John Fetterman Opens Up About ‘Downward Spiral’ of Depression After Winning Senate Race

"I never had any self-harm, but I was indifferent [to living], though,” the recovering senator told CBS's Jane Pauley of his mental health struggles.

John Fetterman Opens Up About ‘Downward Spiral’ of Depression After Winning Senate Race
Screenshot:Twitter/CBS Sunday (Fair Use)

On Friday, freshman Sen. John Fetterman (D-Pa.) was released from Walter Reed hospital, where he’d checked himself in about six weeks ago to receive treatment for clinical depression that had become severe. In his first interview about his treatment, Fetterman—who’s now in remission—said that winning a crucial and at times ugly Senate race in November kicked off a “downward spiral” of depression that left him unable to get out of bed. It most certainly didn’t help that conservatives—and the media in general—had an ableist meltdown over his recovery from a stroke, which can itself lead to clinical depression. He’s set to return to the Senate the week of April 17, when the session resumes after a recess.

CBS Sunday Morning anchor Jane Pauley interviewed Fetterman at Walter Reed two days before his release. Appearing alongside his wife, Gisele Barreto Fetterman, he opened up to Pauley about the weeks after winning the key race against Dr. Mehmet Oz and flipping a seat from red to blue. “It’s like, you just won the biggest, you know, race in the country. And the whole thing about depression is that objectively, you may have won, but depression can absolutely convince you that you actually lost,” he said. “And that’s exactly what happened. And that was the start of a downward spiral.”

Fetterman had a stroke in May 2022, and experts have noted that depression is unfortunately common after a stroke. The senator struggled to get out of bed, wasn’t eating or drinking fluids, and had stopped engaging with “most things that I love in my life.” He managed to travel to Washington, D.C., to be sworn in on January 3, but Pauley said people close to him said he “looked miserable and lost” on that day. “Yeah. Well, I was definitely depressed,” he laughed.

Pauley said she’d understood that Fetterman was “agnostic” about the prospect of continuing to live. “Yeah. Well, I never had any self-harm, but I was indifferent, though,” he said. “If the doctor said, ‘Gee, you have 18 months to live,’ I’d be like, ‘Yeah. Okay, well, that’s how things go.’” A concerned doctor started to make arrangements at Walter Reed, and Fetterman agreed to go.

Here’s a clip, and the full interview is on YouTube:

In one exchange that gets cut off in the above clip, Fetterman starts choking up a bit about his struggle:

Fetterman: “You know, the day that I go in was my son’s birthday.
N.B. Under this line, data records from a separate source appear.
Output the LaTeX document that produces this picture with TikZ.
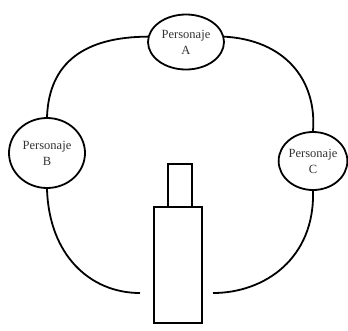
\documentclass[tikz,border=0pt]{standalone}
\usepackage{fontspec}
\setmainfont{Liberation Serif}
\usetikzlibrary{shapes.geometric}
\begin{document}
\begin{tikzpicture}[x=1pt,y=-1pt,
  pers/.style={draw,ellipse,line width=1.8pt,inner sep=0pt,align=center,
    font=\fontsize{12.5}{16}\selectfont,text=black!80},
  blockbox/.style={draw,line width=1.8pt,inner sep=0pt},
  link/.style={line width=1.8pt}]
\useasboundingbox (0,0) rectangle (348,330);
\node[pers,minimum width=76pt,minimum height=55pt] (A) at (186,42) {Personaje\\A};
\node[pers,minimum width=76pt,minimum height=70pt] (B) at (47,153) {Personaje\\B};
\node[pers,minimum width=68pt,minimum height=58pt] (C) at (313,161) {Personaje\\C};
\node[blockbox,minimum width=24pt,minimum height=43pt] (top) at (180,185.5) {};
\node[blockbox,minimum width=48pt,minimum height=116pt] (body) at (178,265) {};
\coordinate (bl) at (140,293);
\coordinate (br) at (213,293);
\draw[link] (A.172) .. controls (85,37) and (49,62) .. (B.north);
\draw[link] (A.8) .. controls (285,40) and (317,80) .. (C.north);
\draw[link] (B.south) .. controls (49,255) and (90,293) .. (bl);
\draw[link] (C.south) .. controls (315,258) and (265,293) .. (br);
\end{tikzpicture}
\end{document}
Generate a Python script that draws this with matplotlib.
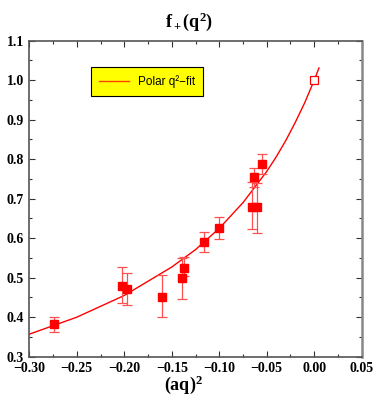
import matplotlib
matplotlib.use('Agg')
import matplotlib.pyplot as plt
from matplotlib.ticker import MultipleLocator

plt.rcParams['mathtext.fontset'] = 'custom'
plt.rcParams['mathtext.rm'] = 'Liberation Serif:bold'
plt.rcParams['mathtext.it'] = 'Liberation Serif:bold'
plt.rcParams['mathtext.bf'] = 'Liberation Serif:bold'

# lattice data points, f+ vs (aq)^2
x_pts = [-0.2737, -0.2027, -0.197, -0.160, -0.1395, -0.1368, -0.1157, -0.1006,
         -0.0658, -0.060, -0.0637, -0.0555]
y_pts = [0.382, 0.480, 0.471, 0.452, 0.498, 0.524, 0.590, 0.627,
         0.680, 0.678, 0.756, 0.787]
y_hi = [0.401, 0.526, 0.511, 0.506, 0.550, 0.552, 0.616, 0.653,
        0.742, 0.740, 0.778, 0.812]
y_lo = [0.362, 0.435, 0.430, 0.400, 0.447, 0.505, 0.564, 0.599,
        0.623, 0.614, 0.730, 0.762]

# normalisation point
x_norm = [0.0]
y_norm = [1.0]

# polar fit curve
x_fit = [-0.30, -0.25, -0.20, -0.15, -0.125, -0.10, -0.075, -0.05, -0.04,
         -0.03, -0.02, -0.01, 0.0, 0.005]
y_fit = [0.357, 0.400, 0.455, 0.527, 0.571, 0.625, 0.690, 0.769, 0.806,
         0.847, 0.893, 0.943, 1.000, 1.031]

fig = plt.figure(figsize=(3.82, 4.09), dpi=100)
ax = fig.add_axes([0.0767, 0.1279, 0.8702, 0.7726])

ax.plot(x_fit, y_fit, color='red', lw=1.0, label='Polar q²−fit')

err_lo = [y - l for y, l in zip(y_pts, y_lo)]
err_hi = [h - y for y, h in zip(y_pts, y_hi)]
ax.errorbar(x_pts, y_pts, yerr=[err_lo, err_hi], fmt='none', ecolor='#ff5050',
            elinewidth=0.9, capsize=3.5, capthick=0.9)
ax.plot(x_pts, y_pts, 's', color='red', ms=5.5, lw=0)
ax.plot(x_norm, y_norm, 's', mfc='white', mec='red', ms=5.5, mew=0.9)

ax.set_xlim(-0.30, 0.05)
ax.set_ylim(0.3, 1.1)
ax.xaxis.set_major_locator(MultipleLocator(0.05))
ax.xaxis.set_minor_locator(MultipleLocator(0.025))
ax.yaxis.set_major_locator(MultipleLocator(0.1))
ax.yaxis.set_minor_locator(MultipleLocator(0.05))
ax.xaxis.set_major_formatter(plt.FuncFormatter(lambda v, p: ('%.2f' % v).replace('-', '−')))
ax.yaxis.set_major_formatter(plt.FuncFormatter(lambda v, p: '%.1f' % v))

ax.tick_params(which='both', direction='in', top=True, right=True, color='#333333')
ax.tick_params(which='major', length=4, width=0.8)
ax.tick_params(which='minor', length=2, width=0.8)
ax.tick_params(axis='x', pad=3.5)
ax.tick_params(axis='y', pad=4)
for lab in ax.get_xticklabels() + ax.get_yticklabels():
    lab.set_fontfamily('Liberation Serif')
    lab.set_fontweight('bold')
    lab.set_fontsize(10)
for s in ax.spines.values():
    s.set_color('#555555')
    s.set_linewidth(1.2)
ax.spines['right'].set_color('#888888')
ax.spines['right'].set_linewidth(1.8)

fig.text(0.495, 0.948, r'$\mathrm{f_+(q^2)}$', ha='center', va='center', fontsize=13)
fig.text(0.48, 0.06, r'$\mathrm{(aq)^2}$', ha='center', va='center', fontsize=13)

leg = ax.legend(loc='upper left', bbox_to_anchor=(0.185, 0.918), borderaxespad=0,
                fancybox=False, framealpha=1, facecolor='#ffff00', edgecolor='black',
                prop={'family': 'Liberation Sans', 'size': 8.5}, handlelength=2.5,
                borderpad=0.7)
leg.get_lines()[0].set_color('#ff4000')
leg.get_frame().set_linewidth(0.8)

fig.savefig('out.png', dpi=100)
And I hope that for the rest of his life, his birthday will be joyous, and you don’t have to remember that your father was admitted.”
Pauley: “Oh, but wait: This is where your renewal began. His birthday is a day for both of you to celebrate.”
Fetterman: “Well, that’s a good way to look at it. I’m looking forward to doing that.”
Pauley: “You seem hopeful.”
Fetterman:“For the first time, yeah. It’s a strange feeling for me to have.”

In another clip, Fetterman talks about how his oldest son, age 14, didn’t understand why he couldn’t get out of bed. He won—he should be happy, right? Gisele then noted that people who haven’t experienced or witnessed depression may not get it, either. “I think the outside would look and say, ‘How does this happen?’ But depression does not make sense, right? It’s not rational.”

Fetterman shared that doctors at Walter Reed also discovered a hearing deficit in addition to his existing post-stroke sensory processing differences. He told Pauley, “I can understand much of what you’re saying. But my hearing has a deficiency that makes it difficult for me to fully understand 100 percent of it.” He uses closed captioning devices to communicate in person, and the Guardian reported that he’s now wearing hearing aids.

Fetterman said in a statement upon his release Friday: “I am so happy to be home. I’m excited to be the father and husband I want to be, and the senator Pennsylvania deserves. Pennsylvanians have always had my back, and I will always have theirs.”

He continued: “I am extremely grateful to the incredible team at Walter Reed. The care they provided changed my life. I will have more to say about this soon, but for now I want everyone to know that depression is treatable, and treatment works. This isn’t about politics — right now there are people who are suffering with depression in red counties and blue counties. If you need help, please get help.”

Wishing you continued health and happiness during your recovery, Senator.